■ OBJECTIVE:
Beginning with the first line, set down every line through the one containing "import plotly.graph_objects as go", exactly as it appears, but not the pictures.

───

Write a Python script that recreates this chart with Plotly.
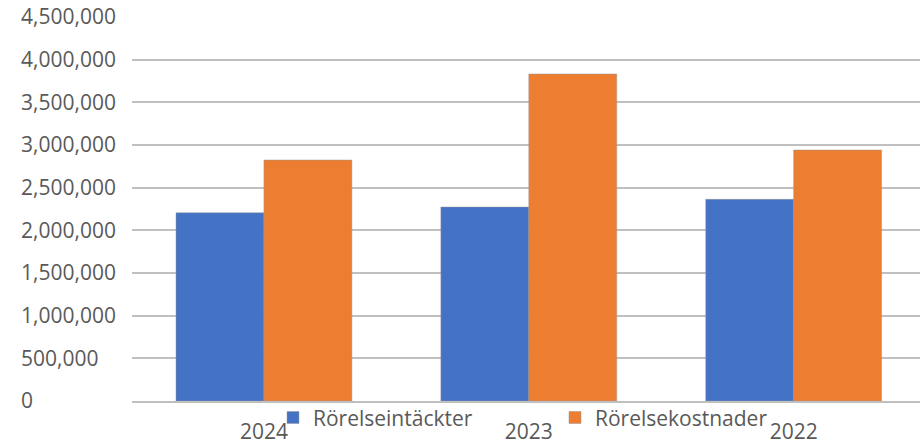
import plotly.graph_objects as go

years = ["2024", "2023", "2022"]
intakter = [2206000, 2273000, 2363000]
kostnader = [2824000, 3832000, 2941000]
series_names = ["Rörelseintäckter", "Rörelsekostnader"]
y_ticks = [0, 500000, 1000000, 1500000, 2000000, 2500000, 3000000, 3500000, 4000000, 4500000]
y_tick_text = ["0", "500,000", "1,000,000", "1,500,000", "2,000,000", "2,500,000",
               "3,000,000", "3,500,000", "4,000,000", "4,500,000"]

FONT = "Open Sans"
TXT = "#595959"
FS = 21

fig = go.Figure()
fig.add_trace(go.Bar(x=years, y=intakter, name=series_names[0],
                     marker=dict(color="#4472C4", line=dict(color="rgba(150,150,150,0.6)", width=0.8))))
fig.add_trace(go.Bar(x=years, y=kostnader, name=series_names[1],
                     marker=dict(color="#ED7D31", line=dict(color="rgba(150,150,150,0.6)", width=0.8))))

fig.update_layout(
    width=920, height=440,
    margin=dict(l=0, r=0, t=17, b=39, autoexpand=False),
    paper_bgcolor="white", plot_bgcolor="white",
    barmode="group", bargap=0.336, bargroupgap=0,
    font=dict(family=FONT, size=FS, color=TXT),
    showlegend=True,
    legend=dict(orientation="h", x=273 / 920, xanchor="left", y=-0.044, yanchor="middle",
                entrywidth=237, entrywidthmode="pixels",
                font=dict(family=FONT, size=FS, color=TXT), bgcolor="rgba(0,0,0,0)",
                itemwidth=30, traceorder="normal"),
    xaxis=dict(domain=[131.5 / 920, 1], range=[-0.5, 2.477], showgrid=False, showline=True,
               linecolor="#bfbfbf", linewidth=1.5, ticks="", ticklabelstandoff=11,
               automargin=False, tickfont=dict(family=FONT, size=FS, color=TXT)),
    yaxis=dict(range=[0, 4500000], tickvals=y_ticks, ticktext=y_tick_text,
               anchor="free", position=0, side="right",
               showgrid=True, gridcolor="#c0c0c0", gridwidth=1.8, zeroline=False,
               showline=False, ticks="", ticklabelstandoff=20, automargin=False,
               tickfont=dict(family=FONT, size=FS, color=TXT)),
)

fig.write_html("out.html")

───

■ SOLUTION FOR THIS PROBLEM:
Write a Python script that recreates this chart with Plotly.
import plotly.graph_objects as go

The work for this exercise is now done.